Holiday travelers and beachgoers can always leave a day early or drive in the middle of the night. And if they arrive an hour or two late, it's an annoyance but no big deal.
But on Halloween, parents must be home during a precise window, which just so happens to coincide with rush hour, creating one giant traffic-choked anxiety fest of a commute.
If parents show up an hour or two late, the whole holiday can be lost. All that costume planning goes for naught, and their kids are left to sift through the dregs stuck to the bottom of their neighbor's candy bin, if there are any sweets left at all. It's gotten so bad that more and more people are simply taking the day off, or at least leaving work early.
Tim Fieffer lived through it last year, and he has vowed that there's no way Washington's traffic is going to cost him trick-or-treating with his three daughters again.
"I missed most of it" last year, said Fieffer, 43, a manager at Freddie Mac in McLean, whose 29-mile drive home to Gainesville can take two hours. "It's terrible," he said. "I miss a lot of my kids' lives. When I leave for work, everyone in my house is still asleep. When I get home, everybody is usually finished eating dinner and the girls are either already in bed or getting in bed. Mainly, I just see them on the weekends."
This year, he's taking no chances and will use a vacation day.
Many parents are doing whatever they can to avoid seeing the disappointment on the brightly painted faces of their little ones.

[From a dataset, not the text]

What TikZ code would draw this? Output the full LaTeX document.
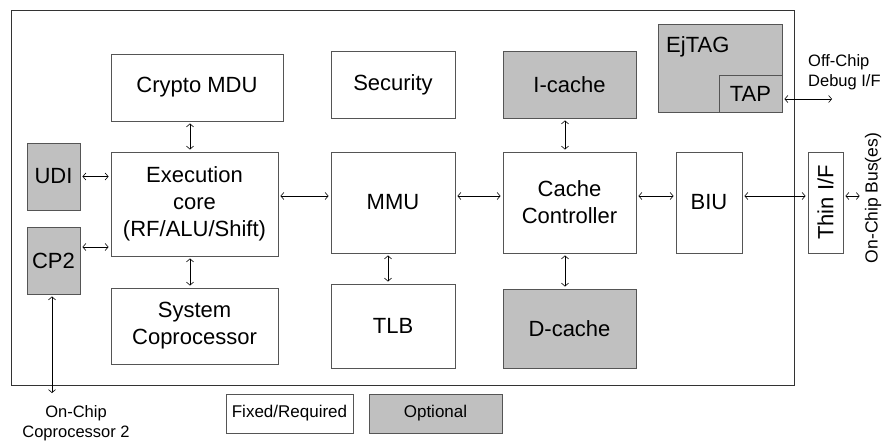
\documentclass[tikz,border=0pt]{standalone}
\usepackage{fontspec}
\setmainfont{Liberation Sans}
\usetikzlibrary{arrows.meta}
\definecolor{optgray}{RGB}{192,192,192}
\definecolor{linegray}{RGB}{85,85,85}

\begin{document}
\begin{tikzpicture}
[x=1pt,y=-1pt,%
  every node/.style={shape=rectangle,inner sep=0pt,align=center},%
  blk/.style={draw=linegray,line width=0.9pt,fill=white},%
  opt/.style={blk,fill=optgray},%
  link/.style={{Straight Barb[length=3pt,width=7pt]}-{Straight Barb[length=3pt,width=7pt]},%
    line width=0.6pt,shorten <=2pt,shorten >=2pt},%
  note/.style={font=\fontsize{16.5}{19.5}\selectfont},%
  key/.style={font=\fontsize{17}{20}\selectfont}]
\fontsize{22}{27}\selectfont
\useasboundingbox (0,0) rectangle (884,444);
\draw[black!80,line width=1pt] (11,11) rectangle (794,385);
\node[blk,minimum width=172pt,minimum height=67pt] (crypto) at (197,87.5) {Crypto MDU};
\node[blk,minimum width=124pt,minimum height=67pt] (security) at (393,84.5) {Security};
\node[opt,minimum width=133pt,minimum height=67pt] (icache) at (569.5,84.5) {I-cache};
\node[opt,minimum width=124pt,minimum height=88pt] (ejtag) at (720,68) {};
\node[anchor=west] (ejtaglbl) at (666,47) {EjTAG};
\node[opt,minimum width=63pt,minimum height=37pt] (tap) at (750.5,93.5) {TAP};
\node[opt,minimum width=53pt,minimum height=67pt] (udi) at (53.5,176.5) {UDI};
\node[opt,minimum width=53pt,minimum height=67pt] (cp2) at (53.5,260.5) {CP2};
\node[blk,minimum width=167pt,minimum height=104pt] (exec) at (194.5,204)
  {Execution\\core\\(RF/ALU/Shift)};
\node[blk,minimum width=124pt,minimum height=101pt] (mmu) at (393,202.5) {MMU};
\node[blk,minimum width=133pt,minimum height=101pt] (cachectl) at (569.5,202.5)
  {Cache\\Controller};
\node[blk,minimum width=66pt,minimum height=101pt] (biu) at (709,202.5) {BIU};
\node[blk,minimum width=35pt,minimum height=101pt] (thin) at (825.5,202.5)
  {\rotatebox{90}{Thin I/F}};
\node[blk,minimum width=167pt,minimum height=76pt] (syscop) at (194.5,326)
  {System\\Coprocessor};
\node[blk,minimum width=124pt,minimum height=84pt] (tlb) at (393,326) {TLB};
\node[opt,minimum width=133pt,minimum height=79pt] (dcache) at (569.5,328.5) {D-cache};
\node[note,anchor=west,align=left] (debug) at (808,72) {Off-Chip\\Debug I/F};
\node[note,font=\fontsize{17.5}{20}\selectfont,rotate=90] (bus) at (873,198) {On-Chip Bus(es)};
\node[note] (cop2) at (76,423) {On-Chip\\Coprocessor 2};
\node[blk,key,minimum width=127pt,minimum height=39pt] (fixed) at (289.5,413.5) {Fixed/Required};
\node[opt,key,minimum width=133pt,minimum height=39pt] (optional) at (435.5,413.5) {Optional};
\coordinate (dbgend) at (834,99);
\coordinate (cop2end) at (52,395);
\draw[link] ([xshift=-4.5pt]exec.north) -- ([xshift=-4.5pt]exec.north |- crypto.south);
\draw[link] ([xshift=-4.5pt]exec.south) -- ([xshift=-4.5pt]exec.south |- syscop.north);
\draw[link] (udi.east) -- (udi.east -| exec.west);
\draw[link] ([yshift=13.5pt]cp2.east) -- ([yshift=13.5pt]cp2.east -| exec.west);
\draw[link] ([yshift=8pt]exec.east) -- ([yshift=8pt]exec.east -| mmu.west);
\draw[link] ([xshift=-5pt]mmu.south) -- ([xshift=-5pt]mmu.south |- tlb.north);
\draw[link] ([yshift=6.5pt]mmu.east) -- ([yshift=6.5pt]mmu.east -| cachectl.west);
\draw[link] ([xshift=-4.5pt]cachectl.north) -- ([xshift=-4.5pt]cachectl.north |- icache.south);
\draw[link] ([xshift=-4.5pt]cachectl.south) -- ([xshift=-4.5pt]cachectl.south |- dcache.north);
\draw[link] ([yshift=6.5pt]cachectl.east) -- ([yshift=6.5pt]cachectl.east -| biu.west);
\draw[link] ([yshift=6.5pt]biu.east) -- ([yshift=6.5pt]biu.east -| thin.west);
\draw[link,shorten >=5pt] ([yshift=6.5pt]thin.east) -- ([yshift=6.5pt]thin.east -| bus.north);
\draw[link] ([yshift=-5.5pt]tap.east) -- (dbgend);
\draw[link] ([xshift=-1.5pt]cp2.south) -- (cop2end);
\end{tikzpicture}
\end{document}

"You have to take extraordinary steps" to get home on Halloween, said John B. Townsend II, manager of public and government affairs for AAA Mid-Atlantic. "You say, 'I'll just take a vacation day so I don't disappoint my kids.' That's part of the congestion cost in this area."
Because so many working moms and dads duck out early to trick-or-treat before sunset -- which occurs at 6:08 p.m. today -- traffic watchers said rush hour shifts a little earlier and neighborhood traffic worsens.
Ling Lee, who monitors traffic flow for the Virginia Department of Transportation, said rush hour can start as early as 2:30 p.m. on Halloween.
David Buck, spokesman for the Maryland State Highway Administration, said Halloween contributes to unpredictable pockets of congestion, especially on local roads, as parades of toddlers force motorists to tread cautiously and parents dash home often only to get right back in the car to drive their kids to a trick-or-treat location.